Mais comme elle a des gosses (un garçon, une fille), il fallait bien qu’elle gagne sa vie, alors elle s’est pliée, un temps, à « ce monde de fous » et a accepté quelques nanars « pour son banquier ». Ah, les enfants ! Il y a quelques années, elle a brisé un tabou à la télévision en avouant qu’elle regrettait de les avoir faits, poussée par la pression sociale selon laquelle, si on n’a pas d’enfant, on n’est pas une vraie femme.

Ses gosses, elle les aime – « les pauvres, ils n’y sont pour rien » – mais, dit-elle aujourd’hui, « j’aurais sûrement eu une carrière différente sans eux, car la marmaille, ça vous prend beaucoup de temps, d’énergie, de fric ». Des documentaristes de la télé québécoise l’ont récemment contactée pour un sujet sur les femmes qui ne veulent pas d’enfant. Ce projet l’a ravie. Enfin quelque chose qui lui fait plaisir !

Pour le reste, elle en a marre de « ce monde basé sur le profit », de cette « ploutocratie mondialisée ». Elle ne vote plus car, qu’ils soient de droite ou de gauche, les politiques sont tous « des crétins et des menteurs » et en a « ras le bol de jouer », d’autant qu’à Paris, les salles sont à moitié vides. Et pour couronner le tout, « Trump l’andouille va nous foutre une guerre ».

Ah si ! Elle est « très contente » d’être vieille « parce qu’on n’a plus rien à foutre de rien ». L’actrice n’attend plus qu’une chose : la dernière représentation des Nœuds au mouchoir, le 31 décembre. Après, basta. La « cossarde » repart dans le Poitou bouquiner.

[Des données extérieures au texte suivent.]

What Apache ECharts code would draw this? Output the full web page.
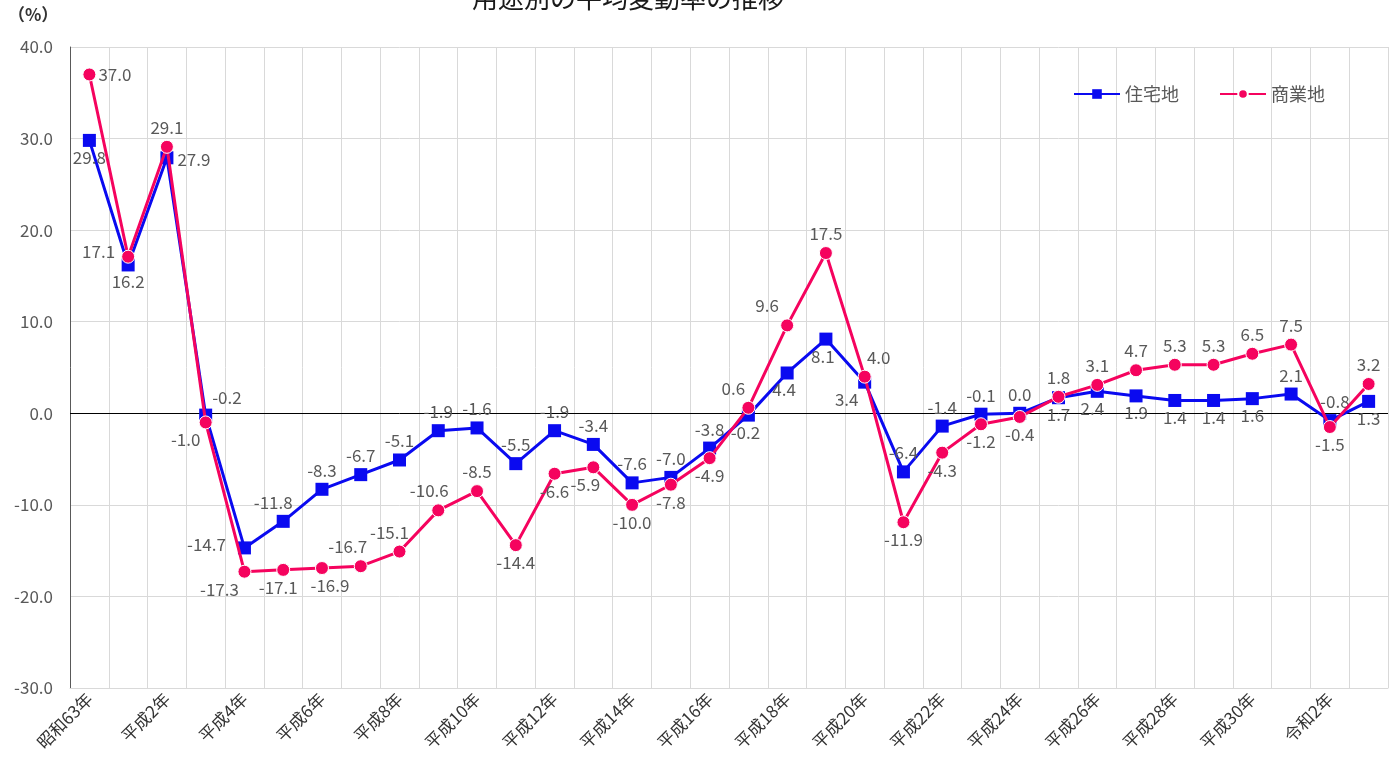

Elle a toujours été une grande lectrice. De romans, quand elle était jeune, puis d’essais sur l’économie. D’Alain Minc à Frédéric Lordon, de Milton Friedman à Yanis Varoufakis, elle a tout lu, s’est passionnée pour cette matière et s’est convaincue que « les alters sont les plus intéressants ». Anémone tire sa révérence et ne souhaite bonne chance à personne. Même pas à ses enfants. « Ils n’ont rien compris, je n’ai pas réussi à leur transmettre l’urgence écologique. Ils ne feront pas partie des survivants. » En même temps, dit comme ça, on comprend leur manque d’enthousiasme.